Of the many types of leave employees may take under law, unpaid parental and critical illness leaves of absences had some changes starting Dec. 3, 2017, which accountants need to know. If you have any clients with employees, here’s what to do about it.
Parental leave has gotten a lot longer. The lawful leave time for pregnancy has been extended to 61 weeks from 35 weeks for employees who’ve already taken pregnancy leave. For employees who haven’t taken a pregnancy leave, the parental leave has increased to 63 weeks from 37 weeks. These changes are intended to make parental leave amounts more in line with the benefits allowed through the Employment Insurance Act, particularly the ability for employees to spread parental benefits over a longer period of time.

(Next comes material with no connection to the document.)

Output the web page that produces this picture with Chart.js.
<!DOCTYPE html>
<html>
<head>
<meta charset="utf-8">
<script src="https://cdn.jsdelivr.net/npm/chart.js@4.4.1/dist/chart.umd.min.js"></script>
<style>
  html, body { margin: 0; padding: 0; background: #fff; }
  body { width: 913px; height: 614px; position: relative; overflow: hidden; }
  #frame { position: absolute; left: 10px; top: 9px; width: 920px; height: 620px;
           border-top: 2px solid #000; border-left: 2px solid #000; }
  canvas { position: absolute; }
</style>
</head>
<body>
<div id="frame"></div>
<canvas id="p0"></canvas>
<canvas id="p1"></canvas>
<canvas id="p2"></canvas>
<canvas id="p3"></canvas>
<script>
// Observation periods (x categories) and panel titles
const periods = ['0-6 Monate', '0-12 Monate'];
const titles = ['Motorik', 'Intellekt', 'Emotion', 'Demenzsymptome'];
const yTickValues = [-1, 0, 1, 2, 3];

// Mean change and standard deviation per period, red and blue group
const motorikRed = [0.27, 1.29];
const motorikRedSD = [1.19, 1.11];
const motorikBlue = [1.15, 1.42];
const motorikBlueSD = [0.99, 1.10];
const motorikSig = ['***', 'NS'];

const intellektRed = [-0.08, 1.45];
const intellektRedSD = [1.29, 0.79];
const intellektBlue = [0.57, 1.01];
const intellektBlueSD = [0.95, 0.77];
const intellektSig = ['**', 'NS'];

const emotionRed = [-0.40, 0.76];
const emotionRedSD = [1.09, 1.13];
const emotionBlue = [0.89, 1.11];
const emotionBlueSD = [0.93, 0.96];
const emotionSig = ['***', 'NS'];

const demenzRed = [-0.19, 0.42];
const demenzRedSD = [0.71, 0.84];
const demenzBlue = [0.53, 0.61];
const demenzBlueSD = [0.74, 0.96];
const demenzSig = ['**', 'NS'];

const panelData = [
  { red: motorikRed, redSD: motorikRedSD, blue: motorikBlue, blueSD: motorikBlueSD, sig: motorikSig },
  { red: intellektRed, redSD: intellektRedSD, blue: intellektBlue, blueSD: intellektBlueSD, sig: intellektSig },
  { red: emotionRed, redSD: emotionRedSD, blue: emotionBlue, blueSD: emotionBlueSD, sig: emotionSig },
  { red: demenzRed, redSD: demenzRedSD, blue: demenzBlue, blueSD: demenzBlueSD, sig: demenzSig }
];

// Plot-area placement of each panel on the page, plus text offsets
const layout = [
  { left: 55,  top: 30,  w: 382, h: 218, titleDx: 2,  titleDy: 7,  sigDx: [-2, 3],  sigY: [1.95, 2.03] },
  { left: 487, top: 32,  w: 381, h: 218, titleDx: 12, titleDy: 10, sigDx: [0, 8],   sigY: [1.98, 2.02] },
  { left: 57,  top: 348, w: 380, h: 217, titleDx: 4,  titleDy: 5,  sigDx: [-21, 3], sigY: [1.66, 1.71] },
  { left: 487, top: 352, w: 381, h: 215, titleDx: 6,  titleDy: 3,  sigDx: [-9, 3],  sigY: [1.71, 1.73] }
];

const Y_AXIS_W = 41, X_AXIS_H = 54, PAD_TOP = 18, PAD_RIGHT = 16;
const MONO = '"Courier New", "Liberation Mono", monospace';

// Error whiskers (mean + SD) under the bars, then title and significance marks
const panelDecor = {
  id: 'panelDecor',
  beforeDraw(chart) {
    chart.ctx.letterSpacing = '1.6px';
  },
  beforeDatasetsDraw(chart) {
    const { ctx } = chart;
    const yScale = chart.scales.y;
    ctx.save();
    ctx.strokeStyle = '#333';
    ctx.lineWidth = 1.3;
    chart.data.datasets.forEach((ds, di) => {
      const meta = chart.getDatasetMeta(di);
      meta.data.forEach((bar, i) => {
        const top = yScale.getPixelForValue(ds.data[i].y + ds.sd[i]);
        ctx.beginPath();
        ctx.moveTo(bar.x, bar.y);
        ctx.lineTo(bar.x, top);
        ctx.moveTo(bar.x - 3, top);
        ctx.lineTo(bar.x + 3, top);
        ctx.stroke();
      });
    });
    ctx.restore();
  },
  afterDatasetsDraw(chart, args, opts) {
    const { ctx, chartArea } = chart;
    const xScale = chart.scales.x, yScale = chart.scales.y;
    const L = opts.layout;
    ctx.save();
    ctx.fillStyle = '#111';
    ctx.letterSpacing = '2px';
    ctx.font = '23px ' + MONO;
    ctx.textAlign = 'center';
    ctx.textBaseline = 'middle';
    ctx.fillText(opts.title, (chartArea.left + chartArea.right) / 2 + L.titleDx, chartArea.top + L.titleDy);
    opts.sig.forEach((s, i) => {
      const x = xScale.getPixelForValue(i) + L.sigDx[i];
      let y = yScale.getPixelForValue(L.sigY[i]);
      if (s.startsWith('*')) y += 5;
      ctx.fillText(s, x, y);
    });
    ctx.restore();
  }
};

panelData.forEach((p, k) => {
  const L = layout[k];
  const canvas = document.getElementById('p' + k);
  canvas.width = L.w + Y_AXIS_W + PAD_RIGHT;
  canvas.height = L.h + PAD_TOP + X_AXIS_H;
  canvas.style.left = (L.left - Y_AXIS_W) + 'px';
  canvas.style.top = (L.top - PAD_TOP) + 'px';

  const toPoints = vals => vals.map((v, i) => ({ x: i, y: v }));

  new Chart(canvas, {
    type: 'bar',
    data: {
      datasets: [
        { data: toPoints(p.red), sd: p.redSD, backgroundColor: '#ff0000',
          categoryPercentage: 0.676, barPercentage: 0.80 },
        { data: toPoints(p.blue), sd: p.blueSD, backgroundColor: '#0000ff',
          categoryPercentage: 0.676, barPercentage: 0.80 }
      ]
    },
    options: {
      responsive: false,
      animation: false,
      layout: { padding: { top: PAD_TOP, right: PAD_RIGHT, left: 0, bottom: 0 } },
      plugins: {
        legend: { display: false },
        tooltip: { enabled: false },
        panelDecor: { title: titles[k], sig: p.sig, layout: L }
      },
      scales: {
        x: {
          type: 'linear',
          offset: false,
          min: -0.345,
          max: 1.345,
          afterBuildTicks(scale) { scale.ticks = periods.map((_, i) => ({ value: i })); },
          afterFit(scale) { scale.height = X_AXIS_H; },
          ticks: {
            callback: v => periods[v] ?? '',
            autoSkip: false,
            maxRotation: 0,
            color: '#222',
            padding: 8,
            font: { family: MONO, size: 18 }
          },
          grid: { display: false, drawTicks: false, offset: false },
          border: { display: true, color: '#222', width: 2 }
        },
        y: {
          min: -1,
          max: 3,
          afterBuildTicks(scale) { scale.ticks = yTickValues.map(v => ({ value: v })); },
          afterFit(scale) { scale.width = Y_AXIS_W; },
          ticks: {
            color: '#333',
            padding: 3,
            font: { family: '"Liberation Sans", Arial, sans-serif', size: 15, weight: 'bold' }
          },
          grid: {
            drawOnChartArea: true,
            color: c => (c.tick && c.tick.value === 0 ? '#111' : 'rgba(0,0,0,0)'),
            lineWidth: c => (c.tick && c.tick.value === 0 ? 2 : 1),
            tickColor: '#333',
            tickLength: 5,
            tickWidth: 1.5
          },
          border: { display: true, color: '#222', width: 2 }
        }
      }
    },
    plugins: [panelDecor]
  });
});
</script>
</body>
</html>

For critical illness leave, the new benefits are available to employees who’ve worked with the same employer for at least six months. The new rules allow these employees to take up to 37 weeks of unpaid leave for the care of a critically ill family member under the age of 18. The new rules also allow employees to take 17 weeks of unpaid leave to care for a critically ill family member age 18 or older. These benefits replace the older Critically Ill Child Care Leave benefits and broadly define a "family member."
Since each client’s business is unique, to comply with these new laws, all business leave policies should be thoroughly reviewed and updated. Work closely with your clients to determine how the new rules will affect their businesses since leave periods are increased, especially employee insurance benefits received from the government and/or matched to a degree by the employer.
The new unpaid parental and critical illness leave rules are in place as of Dec. 3, 2017. If you haven’t started discussing these changes with your clients yet, now is the time to do it so you can fully comply with the updates.